5 Answers2026-07-07 20:00:47
You know, it's always about the family drama for me. The biggest conflict isn't even necessarily Sasuke and Naruko themselves, but the Uchiha and Senju baggage they're born into. Every writer has to navigate the whole 'destroyer of my clan' versus 'daughter of the village' thing, and they either lean super hard into the Romeo and Juliet of it all, or they just handwave it away which feels cheap.
I get bored when the conflict is just 'Sasuke is emo and Naruko is too loud'—that's surface level. The more interesting fics pit their core philosophies against each other. He's about destiny, revenge, and a narrow, intense focus. She's about breaking destiny, forgiveness, and connecting with everyone. That clash can lead to amazing arguments where they're both right and both wrong. It's not about who wins the fight, but whether their worldviews can coexist.

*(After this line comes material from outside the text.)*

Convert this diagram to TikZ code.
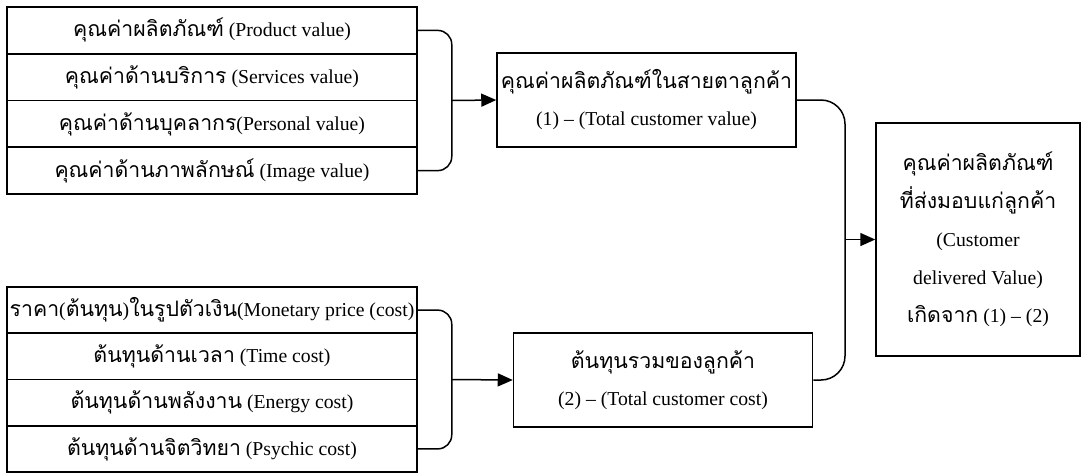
\documentclass[tikz,border=0pt]{standalone}
\usepackage{fontspec}
\setmainfont{Liberation Serif}
\newfontfamily\thaifont[Script=Thai,Scale=1.08]{Loma}
\newcommand{\thai}[1]{{\thaifont #1}}
\usetikzlibrary{arrows.meta,calc,positioning}

\begin{document}
\begin{tikzpicture}[x=0.5pt, y=-0.5pt, line width=0.75pt,
  >={Triangle[length=7.5pt,width=6.5pt]},
  font=\fontsize{9.85}{12}\selectfont,
  rowbox/.style={draw, minimum width=205pt, minimum height=23.3pt, inner sep=0pt},
  sumbox/.style={draw, minimum width=149.5pt, minimum height=47pt, inner sep=0pt,
    align=center, font=\fontsize{9.85}{18.5}\selectfont}]

% =====================================================================
% Canvas in pixel units of the source figure (1082 x 473), y downwards
% =====================================================================
\useasboundingbox (0,0) rectangle (1082,473);

% ===== Value side (top left), four stacked rows =====
\node[rowbox] (val1) at (212, 30.4)  {\thai{คุณค่าผลิตภัณฑ์} (Product value)};
\node[rowbox] (val2) at (212, 77.1)  {\thai{คุณค่าด้านบริการ} (Services value)};
\node[rowbox] (val3) at (212, 123.9) {\thai{คุณค่าด้านบุคลากร}(Personal value)};
\node[rowbox] (val4) at (212, 170.6) {\thai{คุณค่าด้านภาพลักษณ์} (Image value)};

% ===== Cost side (bottom left), four stacked rows =====
\node[rowbox] (cost1) at (212, 310.1) {\thai{ราคา}(\thai{ต้นทุน})\thai{ในรูปตัวเงิน}(Monetary price (cost)};
\node[rowbox] (cost2) at (212, 356.4) {\thai{ต้นทุนด้านเวลา} (Time cost)};
\node[rowbox] (cost3) at (212, 402.6) {\thai{ต้นทุนด้านพลังงาน} (Energy cost)};
\node[rowbox] (cost4) at (212, 448.9) {\thai{ต้นทุนด้านจิตวิทยา} (Psychic cost)};

% ===== Totals and result =====
\node[sumbox] (totval) at (646.5, 100)
  {\thai{คุณค่าผลิตภัณฑ์ในสายตาลูกค้า}\\(1) -- (Total customer value)};
\node[sumbox] (totcost) at (663, 380)
  {\thai{ต้นทุนรวมของลูกค้า}\\(2) -- (Total customer cost)};
\node[draw, minimum width=102pt, minimum height=116.5pt, inner sep=0pt,
      align=center, font=\fontsize{9.85}{19}\selectfont]
  (delivered) at (978, 239.5)
  {\thai{คุณค่าผลิตภัณฑ์}\\\thai{ที่ส่งมอบแก่ลูกค้า}\\(Customer\\delivered Value)\\\thai{เกิดจาก} (1) -- (2)};

% ===== Brackets and arrows =====
\draw[rounded corners=7pt] (val1.east) -- ++(34,0) |- (val4.east);
\coordinate (valjoin) at ($(val1.east)!0.5!(val4.east)+(34,0)$);
\draw[->] (valjoin) -- (totval.west);

\draw[rounded corners=7pt] (cost1.east) -- ++(34,0) |- (cost4.east);
\coordinate (costjoin) at ($(cost1.east)!0.5!(cost4.east)+(34,0)$);
\draw[->] (costjoin) -- (totcost.west);

\coordinate (sumjoin) at (845, 239.5);
\draw[rounded corners=12pt] (totval.east) -| (sumjoin) |- (totcost.east);
\draw[->] (sumjoin) -- (delivered.west);

\end{tikzpicture}
\end{document}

I've seen a few stories where the conflict is purely logistical, which is a fun twist. Like, he's a missing-nin and she's the Hokage; how do they even meet without starting a war? That forces way more creativity than another rehash of the Valley of the End. My personal favorite is when the author uses Sakura or Kakashi as a third point in the tension, not necessarily as a romantic rival, but as someone who represents a path or a loyalty that pulls one of them away.
The worst ones, honestly, are where they make Naruko a doormat who forgives everything instantly, or Sasuke a soft boy with no edge. The conflict should leave scars, you know? It should change them. Otherwise, why am I reading about these two specifically? Let them fight!